淡泊な人柄で、生涯仕官せず、俗世を捨てて、杭州の西湖のほとり、孤山に隠棲しました。
生涯妻を娶らず、庭に梅300株を植え、鶴を飼い、梅を妻とし鶴を子として暮らしたので、「梅妻鶴子」と称されています。
――百花がすべて散った後、梅だけがあでやかに咲き誇り、小さな庭の情趣を独り占めしている。
――まばらな枝は斜めに伸びて、清く浅い川の流れに姿を映している。
おぼろ月のたそがれ時、いずこからともなくほのかな香りが漂ってくる。
――白い鳥(鶴)は、梅の枝に降り立とうとして、どの枝に降りようかと、あたりをこっそりと見回している。白い蝶が、もし、かくも美しい梅の花があることを知ったなら、きっと魂が抜けてうっとりすることだろう。
――幸いに、小声で歌うわたしの吟誦が、梅とよく似合っているから、
檀の拍子木を鳴らしたり、黄金の樽に酒を酌んだりしなくてよいのだ。
「山園小梅」は、梅を詠った中国歴代の詩歌の中で、最も人口に膾炙している詩です。
梅を妻として暮らしたという詩人らしく、実に的確に梅の趣をとらえています。
とりわけ、「疎影横斜水清淺、暗香浮動月黄昏」の聯は、「千古の絶調」と称えられ、「疎影」「暗香」は、後世の詩の中で、梅の代名詞として用いられています。

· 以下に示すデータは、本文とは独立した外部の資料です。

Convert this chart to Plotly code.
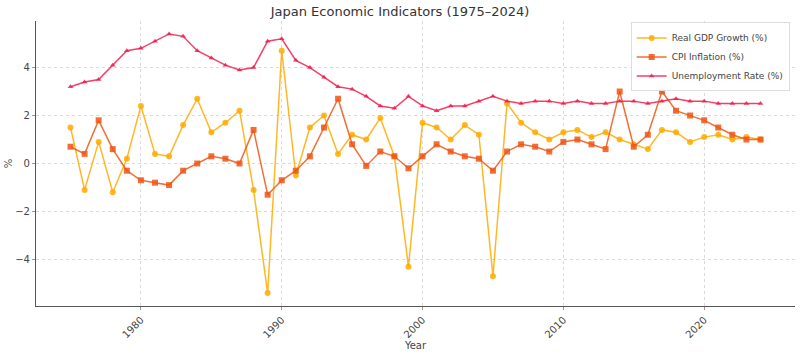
import plotly.graph_objects as go

years = list(range(1975, 2025))

gdp_growth = [1.5, -1.1, 0.9, -1.2, 0.2, 2.4, 0.4, 0.3, 1.6, 2.7,
              1.3, 1.7, 2.2, -1.1, -5.4, 4.7, -0.5, 1.5, 2.0, 0.4,
              1.2, 1.0, 1.9, 0.3, -4.3, 1.7, 1.5, 1.0, 1.6, 1.2,
              -4.7, 2.5, 1.7, 1.3, 1.0, 1.3, 1.4, 1.1, 1.3, 1.0,
              0.8, 0.6, 1.4, 1.3, 0.9, 1.1, 1.2, 1.0, 1.1, 1.0]

cpi_inflation = [0.7, 0.4, 1.8, 0.6, -0.3, -0.7, -0.8, -0.9, -0.3, 0.0,
                 0.3, 0.2, 0.0, 1.4, -1.3, -0.7, -0.3, 0.3, 1.5, 2.7,
                 0.8, -0.1, 0.5, 0.3, -0.2, 0.3, 0.8, 0.5, 0.3, 0.2,
                 -0.3, 0.5, 0.8, 0.7, 0.5, 0.9, 1.0, 0.8, 0.6, 3.0,
                 0.7, 1.2, 3.0, 2.2, 2.0, 1.8, 1.5, 1.2, 1.0, 1.0]

unemployment = [3.2, 3.4, 3.5, 4.1, 4.7, 4.8, 5.1, 5.4, 5.3, 4.7,
                4.4, 4.1, 3.9, 4.0, 5.1, 5.2, 4.3, 4.0, 3.6, 3.2,
                3.1, 2.8, 2.4, 2.3, 2.8, 2.4, 2.2, 2.4, 2.4, 2.6,
                2.8, 2.6, 2.5, 2.6, 2.6, 2.5, 2.6, 2.5, 2.5, 2.6,
                2.6, 2.5, 2.6, 2.7, 2.6, 2.6, 2.5, 2.5, 2.5, 2.5]

series_names = ["Real GDP Growth (%)", "CPI Inflation (%)", "Unemployment Rate (%)"]
x_ticks = [1980, 1990, 2000, 2010, 2020]
y_ticks = [-4, -2, 0, 2, 4]
y_tick_labels = ["\u22124", "\u22122", "0", "2", "4"]

colors = ["rgba(255,170,0,0.85)", "rgba(240,85,20,0.85)", "rgba(240,30,75,0.85)"]
symbols = ["circle", "square", "triangle-up"]
sizes = [6, 6, 5]

fig = go.Figure()
for name, vals, c, s, sz in zip(series_names, [gdp_growth, cpi_inflation, unemployment], colors, symbols, sizes):
    fig.add_trace(go.Scatter(
        x=years, y=vals, name=name, mode="lines+markers",
        line=dict(color=c, width=1.5),
        marker=dict(color=c, symbol=s, size=sz, line=dict(width=0)),
    ))

axis_common = dict(
    showgrid=True, gridcolor="rgba(205,205,205,0.75)", griddash="dot", gridwidth=1,
    zeroline=False, showline=True, linecolor="#555555", linewidth=1.2,
    ticks="outside", ticklen=3, tickcolor="#999999",
    tickfont=dict(family="DejaVu Sans", size=10, color="#444444"),
)

fig.update_layout(
    width=800, height=354,
    margin=dict(l=36, r=5, t=21, b=46),
    paper_bgcolor="white", plot_bgcolor="white",
    title=dict(text="Japan Economic Indicators (1975\u20132024)", x=0.5, xanchor="center",
               y=0.98, yanchor="top",
               font=dict(family="DejaVu Sans", size=13, color="#333333")),
    xaxis=dict(range=[1972.55, 2026.45], tickvals=x_ticks, tickangle=-45,
               title=dict(text="Year", font=dict(family="DejaVu Sans", size=10, color="#444444"), standoff=2),
               **axis_common),
    yaxis=dict(range=[-5.94, 5.94], tickvals=y_ticks, ticktext=y_tick_labels,
               title=dict(text="%", font=dict(family="DejaVu Sans", size=10, color="#444444"), standoff=0),
               **axis_common),
    legend=dict(x=0.993, y=0.995, xanchor="right", yanchor="top",
                bgcolor="rgba(255,255,255,0.9)", bordercolor="#dddddd", borderwidth=1,
                font=dict(family="DejaVu Sans", size=9, color="#444444"),
                tracegroupgap=0, itemwidth=30),
    showlegend=True,
)

fig.write_html("out.html")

「疎」(まばら)は、梅の姿が、桃李や牡丹のように密集することなく、まばらに枝が伸びているさまを言い、「暗」(ひそか)は、梅の香りが、鼻を突く濃い香りではなく、どこからともなくひっそりと漂ってくる清くほのかな香りであることを言います。
「疎影」は、梅の姿を視覚的に捉え、「暗香」は、梅の香を嗅覚的にとらえたもので、見事な対句になっています。
最終句は、梅を擬人化しています。詩人と梅とが心を通じ合わせ、相馴れ親しむ「知己」であるとし、清楚で気高い梅を愛でるには、賑やかな演奏や贅沢な酒食など必要ないと歌っています。
梅は、ひとり心静かに向かい合う花であり、飲めや歌えの騒々しい酒宴はふさわしくないというのです。
では、豪華な酒宴に似つかわしい花は何かと言えば、中国では、まず牡丹です。
艶やかな大輪の花を咲かせる牡丹は、その豊満な美しさが富貴を象徴するものとして、古来、人々に好まれている花ですが、一部の文人や隠者には、世俗的価値を象徴するものとして、あまり受けがよくありません。
詩の最終句では、牡丹のように艶美な花を対極に置きながら、梅の古朴な趣を引き立てているのです。
さて、中華人民共和国では、国花がまだ公式に定められておらず、奇しくも、この梅と牡丹が有力候補として競い合っています。
清高と不屈の精神を代表する梅、富貴と繁栄の象徴である牡丹。
清らかさを誇る梅派と、豊かさを誇る牡丹派、どちらも譲らず、苦し紛れに「一国両花」を唱えたり、国旗が五つ星だから、牡丹・梅・菊・蓮・蘭の五つをまとめて国花にしようと唱えたり、目下、迷走中です。
きちんと決めなくても大丈夫、うやむやのままでも気にしない、というわけで、鷹揚なのか、いい加減なのか、いかにも中国らしいところです。